The meme as poor image, as Black, operates against the rich image: the full-bodied high-res representation for which identity politics and visual theory taught us to strive. The meme is always writing and rewriting itself, operating, as Steyerl writes, ‘against the fetish value of high resolution.’ In taking up this stance, it resists the co-conspirators of surveillance and neoliberalism in the ordering of bodies and desires. Perhaps we can render ourselves opaque, through our own serial, iterative excess.”

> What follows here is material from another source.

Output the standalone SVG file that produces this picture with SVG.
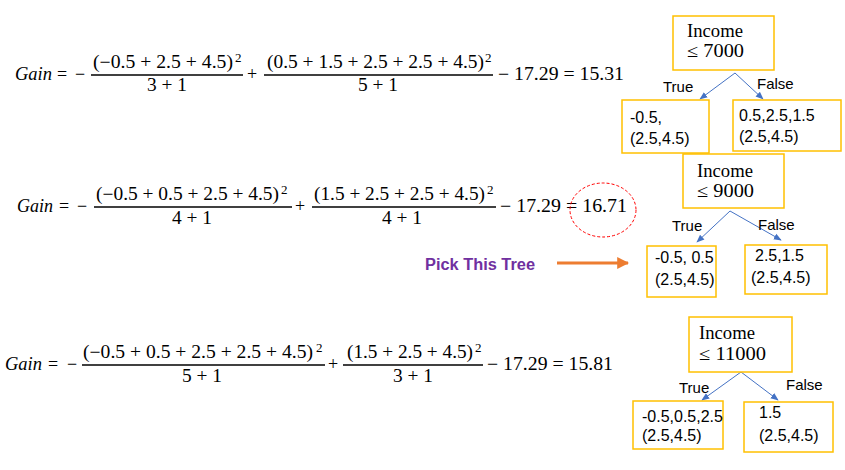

“As Black people, we are constantly grappling with this question of collectivity. Where do you end? Where does the next person begin? Faced with the immense pain of watching other Black people die on camera, our sense of autonomy is thrown. When we speak of ‘we need,’ ‘we grieve,’ ‘we hope,’ ‘we demand,’ and so forth, we speak of something beyond a collection of individuals and something beyond a community. The history of Western thought denies this sort of organization of bodies and subjectivities, instead figuring us all as static, even proposing that we all aspire to this static individuation. As the world crumbles around us, all of us—and this would seem dramatic were it not for the fact that many have taken to counting down the days since the last tragedy, and it's rarely a number in the double digits—it is worth questioning some of the things that we have been told we desire. In America, as we—Black people—find ourselves toe to toe with the state, challenges to selfhood become useful not only in understanding our heartsickness and grief, but also in stirring the collective body toward political action.”